The second critical design decision is metadata. In industrial environments, good metadata is the difference between a knowledge base and a knowledge pile.

Every chunk, section, or concept node in a RAG index should carry structured metadata: the source document, the document type, the revision number, the date, the project phase, the discipline, and any explicit relationships to other documents or identifiers. Tag numbers, equipment IDs, and document codes are particularly important — they are the shared language that connects information across different systems and sources.

When a retrieval step can filter on metadata before doing semantic search, the quality of results improves dramatically. "Find information about FT-1021" becomes a structured query against a well-organised index, not a semantic search that might surface a different instrument with a similar name from a different project.

This is not a new idea in enterprise information management. What AI changes is that metadata-enriched retrieval can now be combined with generative synthesis — so the system not only finds the right information but assembles it into a useful, coherent response. The metadata does the retrieval; the model does the reasoning.

  • *Handling conflicts and versioning**

One of the hardest problems in industrial RAG is deciding what to do when documents conflict. In a large EPC project, it is not unusual for a specification and a datasheet to carry different values for the same attribute. One was updated; the other was not. Or they were written by different teams with slightly different assumptions.

A general-purpose RAG system will retrieve both and pass them to the model, which will either pick one, average them, or produce a response that acknowledges the conflict without resolving it. For an engineer making a procurement decision or writing an inspection procedure, none of those outcomes are acceptable.

Good industrial RAG systems need to encode a hierarchy of authority. When a conflict exists, which document wins? Usually this is not ambiguous — there is a contractual or project-level answer. The system needs to know that answer and apply it consistently during retrieval.

This means the information architecture has to capture not just what documents say, but what authority they carry and what they supersede. Building this into the retrieval layer, rather than leaving it to the model to figure out at inference time, produces dramatically more reliable outputs.
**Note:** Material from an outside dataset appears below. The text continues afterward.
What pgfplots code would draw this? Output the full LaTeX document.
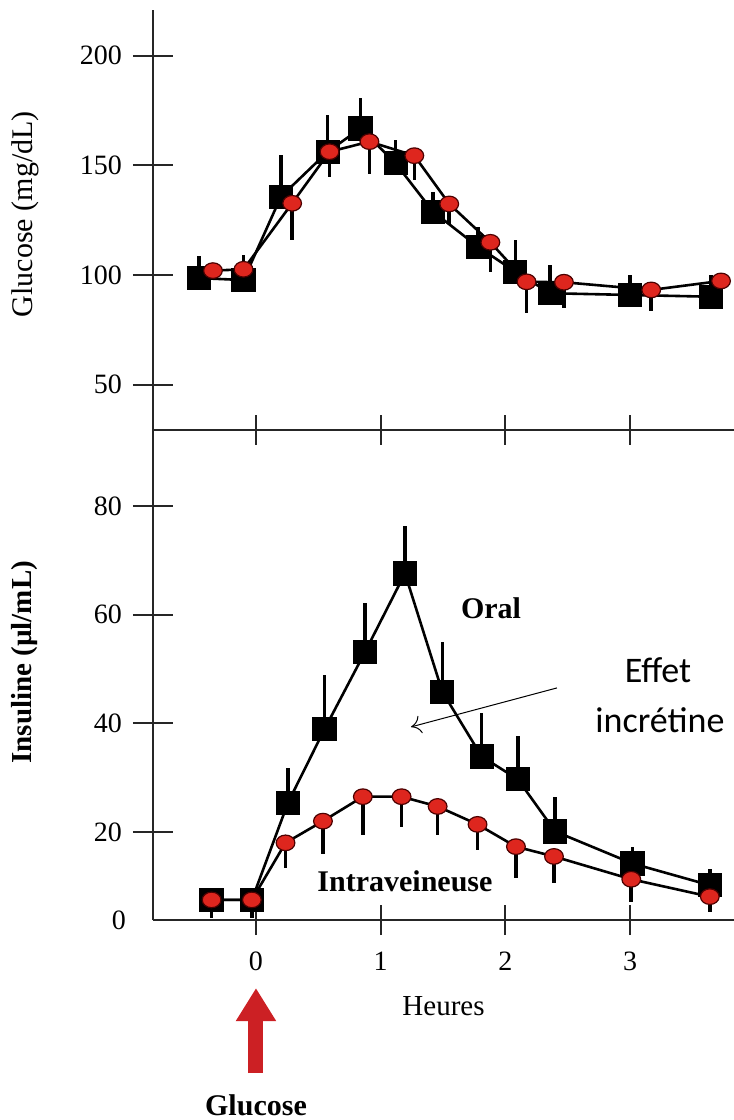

  • *Layers of confidence, not one answer**

The design pattern I find most useful for industrial RAG is thinking in layers of confidence rather than aiming for one definitive answer.

The first layer is what we know for certain — information that has a single authoritative source, is current, and has no conflicts. The system can return this with high confidence.

The second layer is what the system suggests — information that is likely correct based on multiple consistent sources, but where a human cross-check is warranted.

The third layer is what requires human confirmation — information where conflicts exist, sources are outdated, or the query touches something outside the system's reliable coverage.

Presenting answers this way does not make the system less useful. It makes it more trustworthy. Engineers are accustomed to knowing the provenance and confidence level of the information they use. A RAG system that communicates these things clearly fits their mental model. One that presents everything with equal confidence forces them to distrust everything equally — which defeats the purpose.

RAG is not just a technical pattern for connecting documents to models. In industrial domains, it is a way of encoding how an organisation understands, updates, and stands behind its own knowledge. Getting that right requires as much attention to information architecture as to model selection — and that is a product design challenge as much as an engineering one.